Ali ao lado, outras pilhas de azulejos de papel esperam para serem assentadas em mais paredes inúteis, para confortar as ex-casas e restaurar-lhes certa compostura. Mas tudo parece em vão: as ex-casas já foram dissecadas, descascadas, incomodadas e desacomodadas e, pasmem!, não ofereceram resistência. Nessas paisagens temporariamente sem uso, os azulejos simplesmente participam de um patchwork coletivo, sem autoria, sem garantia, sem permissão nem futuro. Pontuam ingênuas alegrias, ilustres fragmentos de uma arquitetura moderna internacionalmente admirada (a tradição luso-brasileira da azulejaria versus a nova tradição da destruição), superfícies coloridas que requadriculam a desordem e a sujeira. Azulejos imagéticos que engendram ambientes inacabados e híbridos: trincheiras-quase-cozinhas, galpões-semi-jardins, viadutos-meia-suíte, arrimos-nunca-pátios etc.
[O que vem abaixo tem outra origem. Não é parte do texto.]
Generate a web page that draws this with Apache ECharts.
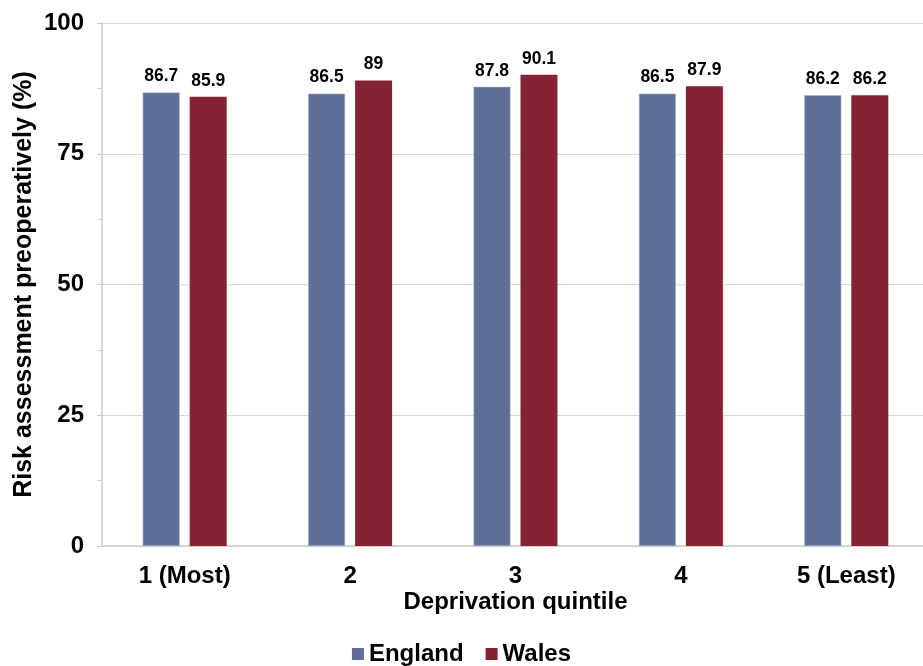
<!DOCTYPE html>
<html><head><meta charset="utf-8">
<script src="https://cdn.jsdelivr.net/npm/echarts@6/dist/echarts.min.js"></script>
<style>html,body{margin:0;padding:0;background:#fff}#c{width:923px;height:666px}</style>
</head><body><div id="c"></div>
<script>
const categories = ['1 (Most)', '2', '3', '4', '5 (Least)'];
const england = [86.7, 86.5, 87.8, 86.5, 86.2];
const wales = [85.9, 89, 90.1, 87.9, 86.2];
const yTicks = [0, 25, 50, 75, 100];

const F = 'Liberation Sans, Arial, sans-serif';
const chart = echarts.init(document.getElementById('c'));
chart.setOption({
  animation: false,
  textStyle: { fontFamily: F },
  grid: { left: 102, right: -6, top: 23, bottom: 120, containLabel: false, outerBoundsMode: 'none' },
  legend: {
    data: ['England', 'Wales'], top: 637, left: 'center',
    icon: 'rect', itemWidth: 12, itemHeight: 12, itemGap: 22,
    itemStyle: { borderWidth: 0 },
    textStyle: { fontFamily: F, fontWeight: 'bold', fontSize: 24, color: '#000' }
  },
  xAxis: {
    type: 'category', data: categories,
    name: 'Deprivation quintile', nameLocation: 'middle', nameGap: 44, nameMoveOverlap: false,
    nameTextStyle: { fontFamily: F, fontWeight: 'bold', fontSize: 24, color: '#000' },
    axisLine: { lineStyle: { color: '#cccccc', width: 1.5 } },
    axisTick: { show: false },
    axisLabel: { fontFamily: F, fontWeight: 'bold', fontSize: 24, color: '#000', margin: 18 }
  },
  yAxis: {
    type: 'value', min: yTicks[0], max: yTicks[yTicks.length - 1], interval: 25,
    name: 'Risk assessment preoperatively (%)', nameLocation: 'middle', nameGap: 65, nameMoveOverlap: false,
    nameTextStyle: { fontFamily: F, fontWeight: 'bold', fontSize: 25, color: '#000' },
    axisLine: { show: true, lineStyle: { color: '#cccccc', width: 1.5 } },
    axisTick: { show: true, length: 5, lineStyle: { color: '#cccccc' } },
    minorTick: { show: true, splitNumber: 2, length: 5, lineStyle: { color: '#cccccc' } },
    splitLine: { lineStyle: { color: '#d9d9d9', width: 1 } },
    axisLabel: { fontFamily: F, fontWeight: 'bold', fontSize: 24, color: '#000', margin: 18 }
  },
  series: [
    {
      name: 'England', type: 'bar', data: england, barWidth: 37, barGap: '27%',
      itemStyle: { color: '#5f6f99', borderColor: '#a9b3cc', borderWidth: 0.6 },
      label: { show: true, position: 'top', distance: 7, fontFamily: F, fontWeight: 'bold', fontSize: 17.5, color: '#000' }
    },
    {
      name: 'Wales', type: 'bar', data: wales, barWidth: 37,
      itemStyle: { color: '#842334' },
      label: { show: true, position: 'top', distance: 7, fontFamily: F, fontWeight: 'bold', fontSize: 17.5, color: '#000' }
    }
  ]
});
</script></body></html>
Arquiteturas que borram os limites entre o público e o privado, o externo e o interno e criam uma cidade doméstica, que se difere de uma cidade domesticada: uma paisagem familiar, apropriável e adornada em vez da macropolítica abstrata da especulação. A escala humana e a micropolítica no espaço urbano em vez do planejamento produtivista. Os azulejos grudados nas ruínas são selos de domesticidade e “bela arquitetura”, “buena vida”, o grude posto com a língua na carta incerta. Os azulejos de papel são impressos que codificam as sobras da cidade como espaços íntimos. Disfarçados de banal papel publicitário, colados sobre outros troços de palavras e imagens, os azulejos trazem uma “mensagem publicitária”, ao mesmo tempo obscura e luminosa, publicidade e privacidade, prática e poética.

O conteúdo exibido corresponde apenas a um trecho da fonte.